*Dataset content*:

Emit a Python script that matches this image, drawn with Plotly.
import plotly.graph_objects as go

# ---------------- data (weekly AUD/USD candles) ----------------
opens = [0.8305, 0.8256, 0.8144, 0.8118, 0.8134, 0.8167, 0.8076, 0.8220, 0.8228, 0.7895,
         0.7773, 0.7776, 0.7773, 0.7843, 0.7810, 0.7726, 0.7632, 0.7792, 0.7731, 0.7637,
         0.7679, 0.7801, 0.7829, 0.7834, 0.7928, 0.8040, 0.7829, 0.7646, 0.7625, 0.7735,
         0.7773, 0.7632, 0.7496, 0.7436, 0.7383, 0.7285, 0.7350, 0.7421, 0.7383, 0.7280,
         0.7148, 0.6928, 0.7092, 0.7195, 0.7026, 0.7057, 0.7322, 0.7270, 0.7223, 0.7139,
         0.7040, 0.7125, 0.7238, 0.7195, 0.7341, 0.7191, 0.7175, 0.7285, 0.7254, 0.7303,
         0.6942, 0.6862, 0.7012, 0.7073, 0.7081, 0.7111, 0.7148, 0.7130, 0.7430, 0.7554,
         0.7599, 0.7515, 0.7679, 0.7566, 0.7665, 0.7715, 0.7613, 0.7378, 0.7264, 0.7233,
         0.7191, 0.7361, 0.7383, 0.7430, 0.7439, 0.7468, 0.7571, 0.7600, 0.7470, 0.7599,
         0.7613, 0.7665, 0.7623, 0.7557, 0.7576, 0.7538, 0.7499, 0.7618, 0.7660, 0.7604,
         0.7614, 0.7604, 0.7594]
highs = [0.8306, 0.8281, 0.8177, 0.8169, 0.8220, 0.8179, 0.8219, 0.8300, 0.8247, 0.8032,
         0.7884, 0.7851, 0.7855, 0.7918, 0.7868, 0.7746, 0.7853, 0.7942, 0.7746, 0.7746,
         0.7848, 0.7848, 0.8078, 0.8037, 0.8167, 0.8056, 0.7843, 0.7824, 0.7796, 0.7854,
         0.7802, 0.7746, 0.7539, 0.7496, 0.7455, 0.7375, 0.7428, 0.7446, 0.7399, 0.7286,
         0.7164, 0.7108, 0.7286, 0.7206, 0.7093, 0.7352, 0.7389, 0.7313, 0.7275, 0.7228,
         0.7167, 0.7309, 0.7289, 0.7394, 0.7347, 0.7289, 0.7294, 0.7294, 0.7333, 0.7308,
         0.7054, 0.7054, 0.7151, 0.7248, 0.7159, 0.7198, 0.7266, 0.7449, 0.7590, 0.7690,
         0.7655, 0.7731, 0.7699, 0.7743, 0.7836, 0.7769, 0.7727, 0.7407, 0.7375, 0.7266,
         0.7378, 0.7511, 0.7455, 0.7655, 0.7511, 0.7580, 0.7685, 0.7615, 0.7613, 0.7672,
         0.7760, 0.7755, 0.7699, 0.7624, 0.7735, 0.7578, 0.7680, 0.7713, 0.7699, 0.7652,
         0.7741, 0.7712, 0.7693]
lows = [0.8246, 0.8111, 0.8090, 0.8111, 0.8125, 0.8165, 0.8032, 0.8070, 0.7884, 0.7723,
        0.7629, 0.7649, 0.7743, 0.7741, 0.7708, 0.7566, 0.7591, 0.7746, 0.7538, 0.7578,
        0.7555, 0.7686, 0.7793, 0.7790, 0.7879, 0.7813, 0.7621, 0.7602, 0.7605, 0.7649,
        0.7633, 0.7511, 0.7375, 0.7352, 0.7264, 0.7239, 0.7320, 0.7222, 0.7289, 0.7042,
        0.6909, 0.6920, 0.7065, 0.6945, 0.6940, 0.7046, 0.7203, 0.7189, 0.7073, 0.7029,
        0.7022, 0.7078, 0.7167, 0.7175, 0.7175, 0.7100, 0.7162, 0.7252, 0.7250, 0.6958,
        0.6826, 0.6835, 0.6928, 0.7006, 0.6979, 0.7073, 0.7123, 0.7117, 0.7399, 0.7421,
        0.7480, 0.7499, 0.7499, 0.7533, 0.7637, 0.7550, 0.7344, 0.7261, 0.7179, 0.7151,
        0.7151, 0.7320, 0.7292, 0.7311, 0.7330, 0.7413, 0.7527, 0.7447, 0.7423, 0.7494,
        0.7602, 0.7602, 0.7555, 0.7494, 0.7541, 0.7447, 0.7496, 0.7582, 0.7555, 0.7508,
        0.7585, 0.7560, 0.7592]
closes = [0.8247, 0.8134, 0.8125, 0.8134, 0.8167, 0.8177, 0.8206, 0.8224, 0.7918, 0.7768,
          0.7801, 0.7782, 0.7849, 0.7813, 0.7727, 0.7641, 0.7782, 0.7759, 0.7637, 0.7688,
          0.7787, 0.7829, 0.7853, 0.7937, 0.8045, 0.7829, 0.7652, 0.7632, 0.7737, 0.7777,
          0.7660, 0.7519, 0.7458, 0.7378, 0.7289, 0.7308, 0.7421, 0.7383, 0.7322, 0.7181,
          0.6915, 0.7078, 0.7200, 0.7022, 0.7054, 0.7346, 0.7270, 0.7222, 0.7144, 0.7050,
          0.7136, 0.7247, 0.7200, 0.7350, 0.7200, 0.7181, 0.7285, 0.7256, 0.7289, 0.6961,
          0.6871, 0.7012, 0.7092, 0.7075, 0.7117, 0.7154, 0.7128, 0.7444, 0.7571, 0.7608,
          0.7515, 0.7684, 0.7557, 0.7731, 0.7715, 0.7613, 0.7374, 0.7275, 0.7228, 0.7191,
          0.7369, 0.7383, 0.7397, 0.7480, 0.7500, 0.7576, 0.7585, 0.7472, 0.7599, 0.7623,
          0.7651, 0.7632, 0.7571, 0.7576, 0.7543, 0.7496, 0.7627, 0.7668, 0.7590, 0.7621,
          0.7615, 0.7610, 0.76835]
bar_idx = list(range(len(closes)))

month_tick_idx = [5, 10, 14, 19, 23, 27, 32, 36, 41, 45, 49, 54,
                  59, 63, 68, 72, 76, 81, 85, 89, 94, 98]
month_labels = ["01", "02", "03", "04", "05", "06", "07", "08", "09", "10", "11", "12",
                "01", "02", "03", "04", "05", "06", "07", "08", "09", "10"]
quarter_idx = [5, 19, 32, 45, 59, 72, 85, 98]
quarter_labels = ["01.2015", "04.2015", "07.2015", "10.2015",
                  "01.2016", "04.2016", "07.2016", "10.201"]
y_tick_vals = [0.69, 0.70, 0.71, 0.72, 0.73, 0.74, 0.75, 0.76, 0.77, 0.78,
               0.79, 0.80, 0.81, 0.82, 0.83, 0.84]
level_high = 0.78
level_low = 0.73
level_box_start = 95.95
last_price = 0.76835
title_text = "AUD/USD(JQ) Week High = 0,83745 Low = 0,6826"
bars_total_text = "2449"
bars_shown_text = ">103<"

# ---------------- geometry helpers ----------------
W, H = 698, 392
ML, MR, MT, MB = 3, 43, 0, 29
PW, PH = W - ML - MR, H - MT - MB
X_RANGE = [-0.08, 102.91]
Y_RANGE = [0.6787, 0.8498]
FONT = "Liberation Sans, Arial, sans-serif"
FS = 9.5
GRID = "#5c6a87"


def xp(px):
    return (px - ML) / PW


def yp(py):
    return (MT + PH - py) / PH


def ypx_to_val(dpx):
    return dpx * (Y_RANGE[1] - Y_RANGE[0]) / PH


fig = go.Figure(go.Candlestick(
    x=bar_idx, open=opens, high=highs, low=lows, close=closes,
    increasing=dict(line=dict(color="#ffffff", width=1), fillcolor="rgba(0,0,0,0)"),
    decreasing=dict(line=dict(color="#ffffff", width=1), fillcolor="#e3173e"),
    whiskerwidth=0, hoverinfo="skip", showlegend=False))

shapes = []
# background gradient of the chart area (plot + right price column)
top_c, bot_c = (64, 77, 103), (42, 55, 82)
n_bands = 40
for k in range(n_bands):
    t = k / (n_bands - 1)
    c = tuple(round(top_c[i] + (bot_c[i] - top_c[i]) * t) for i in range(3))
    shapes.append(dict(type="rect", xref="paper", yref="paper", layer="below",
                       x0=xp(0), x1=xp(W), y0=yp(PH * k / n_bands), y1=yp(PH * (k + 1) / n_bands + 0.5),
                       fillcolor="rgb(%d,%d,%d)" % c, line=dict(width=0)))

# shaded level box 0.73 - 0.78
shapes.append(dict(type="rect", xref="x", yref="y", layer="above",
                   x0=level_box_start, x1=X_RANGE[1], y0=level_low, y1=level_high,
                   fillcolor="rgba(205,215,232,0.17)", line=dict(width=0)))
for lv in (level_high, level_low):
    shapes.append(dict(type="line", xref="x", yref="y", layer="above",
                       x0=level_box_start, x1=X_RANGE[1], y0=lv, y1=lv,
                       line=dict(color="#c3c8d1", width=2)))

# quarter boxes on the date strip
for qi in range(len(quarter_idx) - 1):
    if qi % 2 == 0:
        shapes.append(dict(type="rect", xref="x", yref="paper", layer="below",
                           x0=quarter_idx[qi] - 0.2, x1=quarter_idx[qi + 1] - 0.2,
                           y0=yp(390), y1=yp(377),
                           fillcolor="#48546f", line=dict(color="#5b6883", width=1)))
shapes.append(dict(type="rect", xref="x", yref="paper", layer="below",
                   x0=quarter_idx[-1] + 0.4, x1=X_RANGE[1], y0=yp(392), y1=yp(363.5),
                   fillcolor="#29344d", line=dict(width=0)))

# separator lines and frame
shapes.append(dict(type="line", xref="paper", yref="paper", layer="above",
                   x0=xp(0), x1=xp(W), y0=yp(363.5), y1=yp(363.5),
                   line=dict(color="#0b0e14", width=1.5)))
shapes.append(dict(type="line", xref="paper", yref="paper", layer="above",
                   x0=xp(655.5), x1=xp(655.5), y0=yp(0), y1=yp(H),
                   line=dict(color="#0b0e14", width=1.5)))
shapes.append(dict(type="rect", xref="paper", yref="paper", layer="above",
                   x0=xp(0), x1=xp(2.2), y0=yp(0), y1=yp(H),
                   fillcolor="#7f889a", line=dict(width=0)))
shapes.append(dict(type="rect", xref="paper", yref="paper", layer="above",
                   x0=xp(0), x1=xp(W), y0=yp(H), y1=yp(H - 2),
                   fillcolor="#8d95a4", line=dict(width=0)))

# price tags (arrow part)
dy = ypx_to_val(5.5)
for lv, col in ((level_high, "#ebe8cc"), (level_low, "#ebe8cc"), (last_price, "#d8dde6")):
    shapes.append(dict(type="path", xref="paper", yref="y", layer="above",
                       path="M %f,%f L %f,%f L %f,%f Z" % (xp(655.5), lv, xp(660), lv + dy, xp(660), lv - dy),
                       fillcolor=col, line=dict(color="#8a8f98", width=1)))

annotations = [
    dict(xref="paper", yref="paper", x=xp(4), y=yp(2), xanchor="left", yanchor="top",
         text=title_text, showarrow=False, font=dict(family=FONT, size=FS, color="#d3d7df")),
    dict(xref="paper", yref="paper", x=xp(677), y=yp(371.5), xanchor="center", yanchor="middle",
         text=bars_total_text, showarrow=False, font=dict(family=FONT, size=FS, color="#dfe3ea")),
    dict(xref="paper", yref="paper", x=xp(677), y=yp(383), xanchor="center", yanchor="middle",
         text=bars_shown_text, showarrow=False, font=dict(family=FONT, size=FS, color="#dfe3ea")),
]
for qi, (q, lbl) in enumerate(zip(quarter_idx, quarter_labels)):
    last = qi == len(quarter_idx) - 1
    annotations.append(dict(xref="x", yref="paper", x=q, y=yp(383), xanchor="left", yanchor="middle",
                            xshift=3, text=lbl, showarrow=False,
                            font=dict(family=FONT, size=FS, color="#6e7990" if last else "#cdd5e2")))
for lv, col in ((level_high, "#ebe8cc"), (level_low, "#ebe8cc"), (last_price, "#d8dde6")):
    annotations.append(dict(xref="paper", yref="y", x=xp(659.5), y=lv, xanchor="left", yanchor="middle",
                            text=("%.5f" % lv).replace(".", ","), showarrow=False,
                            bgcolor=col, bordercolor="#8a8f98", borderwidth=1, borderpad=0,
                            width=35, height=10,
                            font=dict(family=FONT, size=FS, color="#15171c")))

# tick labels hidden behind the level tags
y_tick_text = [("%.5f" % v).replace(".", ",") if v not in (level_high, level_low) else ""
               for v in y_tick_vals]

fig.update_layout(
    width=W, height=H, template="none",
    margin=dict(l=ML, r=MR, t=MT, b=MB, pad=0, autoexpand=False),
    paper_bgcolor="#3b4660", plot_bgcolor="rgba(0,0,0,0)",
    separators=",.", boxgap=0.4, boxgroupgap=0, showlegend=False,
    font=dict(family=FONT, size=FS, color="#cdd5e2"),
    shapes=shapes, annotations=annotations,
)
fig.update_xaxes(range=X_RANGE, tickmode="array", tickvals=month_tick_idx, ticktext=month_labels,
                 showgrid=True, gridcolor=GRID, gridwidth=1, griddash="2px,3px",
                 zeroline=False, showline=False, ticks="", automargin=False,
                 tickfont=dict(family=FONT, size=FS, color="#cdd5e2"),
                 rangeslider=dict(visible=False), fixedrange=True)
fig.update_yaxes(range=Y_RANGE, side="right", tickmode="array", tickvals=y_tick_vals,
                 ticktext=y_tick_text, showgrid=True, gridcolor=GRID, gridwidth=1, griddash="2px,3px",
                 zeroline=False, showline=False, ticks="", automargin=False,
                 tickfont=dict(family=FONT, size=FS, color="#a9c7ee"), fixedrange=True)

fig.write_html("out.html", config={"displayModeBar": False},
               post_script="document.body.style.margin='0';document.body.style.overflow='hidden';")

*Your task*: Please write out the material word for word from its first line through the line holding "import plotly.graph_objects as go", including both, and no line past it.

*Problem solution*:
Emit a Python script that matches this image, drawn with Plotly.
import plotly.graph_objects as go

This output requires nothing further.